Standing in his store surrounded by half-full shelves and very few customers on Thursday, coincidentally his 43rd birthday, Persch said he is relieved to have made the decision and is ready to start "another chapter" in his life, although he said he did not know what that chapter would be.

Persch, of Sadsbury, said he has been in the grocery business 30 years, starting when he was 12 in a store owned by his father, Charlie Persch.

Charlie Persch opened the first Charlie’s Thriftway in 1948 in Parkesburg. He kept it going for 50 years until he retired in 1998 and closed it.

The younger Persch opened the Airport Village store in 1993. He opened another store in Caln in 2000 in a former SuperFresh but closed that store 10 months later because sales there just never took off.

Charlie’s Thriftway’s competition includes a Wal-Mart Supercenter in the West Sadsbury Commons that opened in the spring of 2002 some three miles west of his store. Several miles to the east, a new 64,000-square-foot Giant Food Market, replacing a smaller Giant store, also opened 2002.

"Wal-Mart didn’t help but that affected us 18 months ago," Persch said. "We’re service-oriented and our perishables were far superior. Giant did not impact us at all."

Persch said he will miss his customers and miss working with the public.

Airport Village is owned and managed by J. Loew & Associates of East Caln.

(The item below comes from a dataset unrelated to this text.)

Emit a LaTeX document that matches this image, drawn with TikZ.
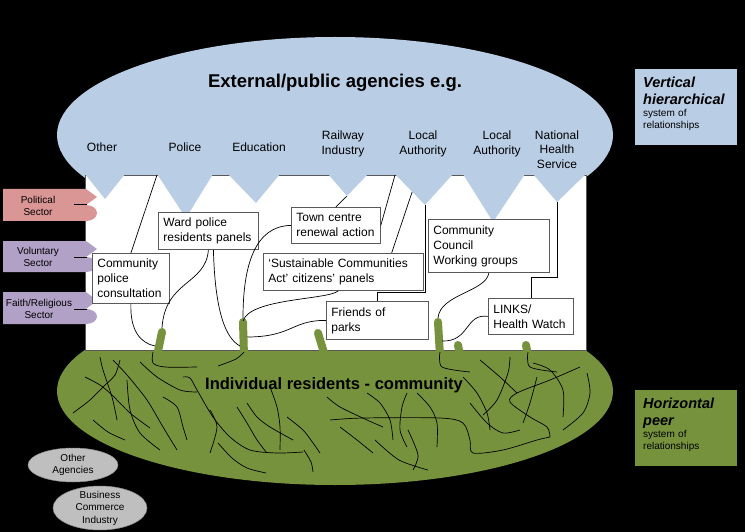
\documentclass[tikz,border=0pt]{standalone}
\usepackage{fontspec}
\setmainfont{Liberation Sans}
\usepackage{xcolor}
\definecolor{agencyblue}{RGB}{185,205,229}
\definecolor{communitygreen}{RGB}{118,146,60}
\definecolor{politicalred}{RGB}{217,150,148}
\definecolor{voluntarypurple}{RGB}{178,161,199}
\definecolor{boxline}{RGB}{89,89,89}
\usepackage{tikz}
\usetikzlibrary{calc}
\newcommand{\kind}[1]{{\fontsize{14.5}{17}\selectfont\bfseries\itshape #1}}

\begin{document}
\begin{tikzpicture}[x=1pt, y=-1pt,
  agencylabel/.style={font=\fontsize{12}{14.5}\selectfont, align=center},
  orgbox/.style={draw=boxline, line width=0.8pt, fill=white, anchor=north west,
    font=\fontsize{12}{15}\selectfont, align=left, inner xsep=5pt, inner ysep=0pt},
  conn/.style={black, line width=0.7pt},
  stalk/.style={communitygreen, line width=8pt, line cap=round},
  scribble/.style={black, line width=0.7pt},
  sectortab/.style={font=\fontsize{10}{12.5}\selectfont, align=center},
  othertab/.style={font=\fontsize{10}{12.5}\selectfont, align=center},
  note/.style={anchor=north west, font=\fontsize{10}{12}\selectfont, align=left,
    text width=86pt, inner xsep=8pt, inner ysep=0pt, text height=18pt, text depth=58pt}]
  \useasboundingbox (0,0) rectangle (745,532);
  \fill[black] (0,0) rectangle (745,532);

  % agencies above, community below, neighbourhood between
  \fill[agencyblue] (335,135) ellipse (278 and 98);
  \fill[communitygreen] (335,391) ellipse (278 and 94);
  \filldraw[fill=white, draw=boxline, line width=0.8pt] (85,175) rectangle (586,350);

  % teeth of the agencies
  \coordinate (tother) at (105,199);
  \coordinate (tpolice) at (186,218);
  \coordinate (tpolice-l) at (157,175);
  \coordinate (teducation) at (256,203);
  \coordinate (trailway) at (347,196);
  \coordinate (tlocal) at (425,205);
  \coordinate (tlocal-l) at (395,175);
  \coordinate (tlocalb) at (493,222);
  \coordinate (tnhs) at (557,202);
  \fill[agencyblue] (85,174) -- (tother) -- (125,174) -- cycle;
  \fill[agencyblue] (157,174) -- (tpolice) -- (213,174) -- cycle;
  \fill[agencyblue] (228,174) -- (teducation) -- (280,174) -- cycle;
  \fill[agencyblue] (328,174) -- (trailway) -- (368,174) -- cycle;
  \fill[agencyblue] (395,174) -- (tlocal) -- (453,174) -- cycle;
  \fill[agencyblue] (463,174) -- (tlocalb) -- (525,174) -- cycle;
  \fill[agencyblue] (533,174) -- (tnhs) -- (586,174) -- cycle;

  % sector tabs
  \fill[politicalred] (3,189) -- (86,189) -- (97,197) -- (86,205)
    arc[start angle=90, end angle=-90, x radius=11pt, y radius=8pt] -- (3,221) -- cycle;
  \draw[black, line width=1pt] (74,205) -- (87,205);
  \fill[voluntarypurple] (3,241) -- (86,241) -- (97,249) -- (86,257)
    arc[start angle=90, end angle=-90, x radius=11pt, y radius=7.5pt] -- (3,272) -- cycle;
  \draw[black, line width=1pt] (74,257) -- (87,257);
  \fill[voluntarypurple] (3,292) -- (86,292) -- (97,300.5) -- (86,309)
    arc[start angle=90, end angle=-90, x radius=11pt, y radius=7.5pt] -- (3,324) -- cycle;
  \draw[black, line width=1pt] (74,309) -- (87,309);

  % roots into the community
  \coordinate (st1) at (162,328);
  \coordinate (st2) at (243,318);
  \coordinate (st3) at (318,329);
  \coordinate (st4) at (438,318);
  \coordinate (st5) at (458,341);
  \coordinate (st6) at (526,341);
  \coordinate (st1-l) at (155,346);
  \coordinate (st2-l) at (240,346);
  \coordinate (st2-r) at (247,337);
  \coordinate (st4-r) at (442,341);
  \draw[stalk] ([yshift=-4pt]st1) -- (157,356);
  \draw[stalk] ([yshift=-4pt]st2) -- (244,356);
  \draw[stalk] ([yshift=-4pt]st3) -- (325,356);
  \draw[stalk] ([yshift=-4pt]st4) -- (440,356);
  \draw[stalk] ([yshift=-4pt]st5) -- (460,356);
  \draw[stalk] ([yshift=-4pt]st6) -- (528,356);

  % local groups
  \node[orgbox, text width=90pt, minimum height=37pt] (ward) at (158,212) {Ward police\\residents panels};
  \node[orgbox, text width=67pt, minimum height=50pt] (consult) at (92,253) {Community\\police\\consultation};
  \node[orgbox, text width=79pt, minimum height=36pt] (town) at (291,207) {Town centre\\renewal action};
  \node[orgbox, text width=150pt, minimum height=37pt] (panels) at (263,253) {‘Sustainable Communities\\Act’ citizens’ panels};
  \node[orgbox, text width=92pt, minimum height=38pt] (parks) at (326,301) {Friends of\\parks};
  \node[orgbox, text width=111pt, minimum height=53pt] (council) at (428,219) {Community\\Council\\Working groups};
  \node[orgbox, text width=75pt, minimum height=36pt] (links) at (488,298) {LINKS/\\Health Watch};

  % agencies to groups
  \draw[conn] (tpolice-l) -- (consult.north);
  \draw[conn] (trailway) -- (town.north);
  \draw[conn] (tlocal-l) -- (town.east);
  \draw[conn] ($(tlocal-l)!0.57!(tlocal)$) -- ($(panels.north)!0.6!(panels.north east)$);
  \draw[conn] (tlocal) |- ([yshift=9pt]parks.north) -- (parks.north);
  \draw[conn] (tnhs) |- ([yshift=21pt]links.north) -- (links.north);

  % groups to roots
  \draw[conn] (consult.south) .. controls (130,330) and (140,343) .. (st1-l);
  \draw[conn] (ward.south) .. controls (206,285) and (165,280) .. (st1);
  \draw[conn] ([xshift=5pt]ward.south) .. controls (215,310) and (225,338) .. (st2-l);
  \draw[conn] (town.west) .. controls (255,226) and (243,265) .. (st2);
  \draw[conn] ([xshift=-5pt]panels.south) .. controls (328,300) and (250,298) .. ([yshift=-3pt]st2);
  \draw[conn] (parks.west) .. controls (292,320) and (292,337) .. (st2-r);
  \draw[conn] (council.south) .. controls (486,292) and (440,294) .. (st4);
  \draw[conn] (links.west) .. controls (465,313) and (470,342) .. (st4-r);

  % peer relationships
  \draw[scribble] plot[smooth] coordinates {(85,377) (100,385) (112,395) (130,413) (150,428)};
  \draw[scribble] plot[smooth] coordinates {(73,413) (90,400) (103,387) (115,375) (120,360)};
  \draw[scribble] plot[smooth] coordinates {(100,357) (103,370) (112,397) (117,420)};
  \draw[scribble] plot[smooth] coordinates {(113,360) (127,375) (147,400) (163,427) (177,450)};
  \draw[scribble] plot[smooth] coordinates {(127,380) (130,410) (140,433) (160,450)};
  \draw[scribble] plot[smooth] coordinates {(153,352) (153,363) (165,367) (197,367)};
  \draw[scribble] plot[smooth] coordinates {(244,352) (236,359) (218,366)};
  \draw[scribble] plot[smooth] coordinates {(140,362) (157,377) (180,390) (197,392)};
  \draw[scribble] plot[smooth] coordinates {(163,397) (177,407) (183,427) (187,440)};
  \draw[scribble] plot[smooth] coordinates {(183,377) (190,378) (197,390) (213,417) (230,437) (250,450) (277,453) (303,452)};
  \draw[scribble] plot[smooth] coordinates {(210,410) (217,427) (210,453)};
  \draw[scribble] plot[smooth] coordinates {(237,407) (247,423) (257,440) (267,453)};
  \draw[scribble] plot[smooth] coordinates {(270,387) (277,407) (280,427) (280,450)};
  \draw[scribble] plot[smooth] coordinates {(287,417) (303,430) (313,443) (320,453)};
  \draw[scribble] plot[smooth] coordinates {(247,403) (257,417) (270,427) (293,440)};
  \draw[scribble] plot[smooth] coordinates {(327,397) (340,407) (367,420) (383,427)};
  \draw[scribble] plot[smooth] coordinates {(330,420) (363,418) (440,418) (463,423) (470,440) (473,453) (503,450) (537,440) (550,437)};
  \draw[scribble] plot[smooth] coordinates {(367,393) (380,403) (390,420) (393,440)};
  \draw[scribble] plot[smooth] coordinates {(407,393) (402,407) (400,430) (407,447)};
  \draw[scribble] plot[smooth] coordinates {(417,393) (430,407) (437,423) (437,447)};
  \draw[scribble] plot[smooth] coordinates {(340,427) (357,440) (373,453)};
  \draw[scribble] plot[smooth] coordinates {(440,352) (442,367) (470,372)};
  \draw[scribble] plot[smooth] coordinates {(480,360) (500,377) (517,393)};
  \draw[scribble] plot[smooth] coordinates {(510,357) (508,373) (497,400) (483,415)};
  \draw[scribble] plot[smooth] coordinates {(528,352) (530,367) (557,372)};
  \draw[scribble] plot[smooth] coordinates {(533,363) (550,370) (563,390) (563,417)};
  \draw[scribble] plot[smooth] coordinates {(580,367) (550,380) (517,393) (510,402) (530,417) (547,427) (550,437)};
  \draw[scribble] plot[smooth] coordinates {(587,373) (590,393) (583,413) (563,430)};
  \draw[scribble] plot[smooth] coordinates {(537,377) (530,403) (523,423)};
  \draw[scribble] plot[smooth] coordinates {(463,377) (477,393) (487,413) (490,430)};
  \draw[scribble] plot[smooth] coordinates {(470,403) (487,423) (503,433) (520,430)};
  \draw[scribble] plot[smooth] coordinates {(218,443) (232,458) (247,468) (266,473)};
  \draw[scribble] plot[smooth] coordinates {(304,450) (311,462) (313,472)};
  \draw[scribble] plot[smooth] coordinates {(375,440) (399,460) (428,470)};
  \draw[scribble] plot[smooth] coordinates {(408,430) (418,455) (413,470)};
  \draw[scribble] plot[smooth] coordinates {(93,420) (108,432) (125,440)};

  % other actors
  \filldraw[fill=black!25, draw=black!45, line width=0.5pt] (73,465) ellipse (45 and 17);
  \filldraw[fill=black!25, draw=black!45, line width=0.5pt] (100,508) ellipse (47 and 22);

  % labels
  \node[font=\fontsize{18.5}{22}\selectfont\bfseries, anchor=base] (agencies) at (335,88) {External/public agencies e.g.};
  \node[font=\fontsize{16.5}{20}\selectfont\bfseries, anchor=base] (residents) at (334,389) {Individual residents - community};
  \node[agencylabel] (agother) at (102,147) {Other};
  \node[agencylabel] (agpolice) at (185,147) {Police};
  \node[agencylabel] (ageducation) at (259,147) {Education};
  \node[agencylabel] (agrailway) at (343,144) {Railway\\Industry};
  \node[agencylabel] (aglocal) at (423,144) {Local\\Authority};
  \node[agencylabel] (aglocalb) at (497,144) {Local\\Authority};
  \node[agencylabel] (agnhs) at (557,149.5) {National\\Health\\Service};
  \node[sectortab] (political) at (38,206) {Political\\Sector};
  \node[sectortab] (voluntary) at (38,257) {Voluntary\\Sector};
  \node[sectortab] (faith) at (39,309) {Faith/Religious\\Sector};
  \node[othertab] (otheragencies) at (73,465) {Other\\Agencies};
  \node[othertab] (business) at (100,508) {Business\\Commerce\\Industry};
  \node[note, fill=agencyblue] (vertical) at (635,69)
    {\kind{Vertical}\\[5pt]\kind{hierarchical}\\ system of\\ relationships};
  \node[note, fill=communitygreen] (horizontal) at (635,390)
    {\kind{Horizontal}\\[5pt]\kind{peer}\\ system of\\ relationships};
\end{tikzpicture}
\end{document}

"We’re working very hard to have a replacement for Charlie’s," said Jack Loew, president of the commercial development company. "We have two interested parties, if we get the store back."

Right now, Loew has no authority to lease the space. He must wait for a decision from the bankruptcy court before he can make a move, he said. 

The 10-year-old center is fully leased, Loew said, but other tenants are "anxious" right now until they know the outcome of the anchor location. 

Daman Jeet, owner of Dollars Town, Charlie’s next-door neighbor, said the supermarket’s closing means business will go down for her. 

The Dollars Town store has been at that location about six years. Jeet said she bought the store 2½ years ago. 

Jeet said she was not surprised when the going-out-of-business signs went up. She said the store had not been fully stocked for some time. 

Cathy Catanese, who owns The Caddy Shack in the Airport Village with her husband, Joseph, said she is "sad" about Charlie’s closing but "it wasn’t really a surprise with Wal-Mart coming in." 

Catanese said she is slightly concerned about the closing of the shopping center’s anchor but thinks some of the other small retailers in the center might be more worried. 

"We’re a golf retail store. Charlie’s was not a draw for us," Catanese said. "Women shop for groceries and go to the other stores. Men come here." 

Wal-Mart, the Bentonville, Ark., superpower and leading U.S. food retailer recognized for its formidable buying, had an impact on another nearby smaller market. 

The 34-year-old Acme grocery store at the Parkesburg Center closed in May, one year after the West Sadsbury Wal-Mart Supercenter opened about two miles to the north. 

Officials said it had been unprofitable for years but acknowledged the Wal-Mart did make a difference. 

"The Wal-Mart affected our sales, no question about it," Acme spokesman Walt Rubel said at the time the store closed. "The store would most likely have closed anyway and Wal-Mart’s opening hastened that situation." 

Merchandise at Charlie’s is 25 percent off until Saturday, when everything but milk and cigarettes will be 50 percent off.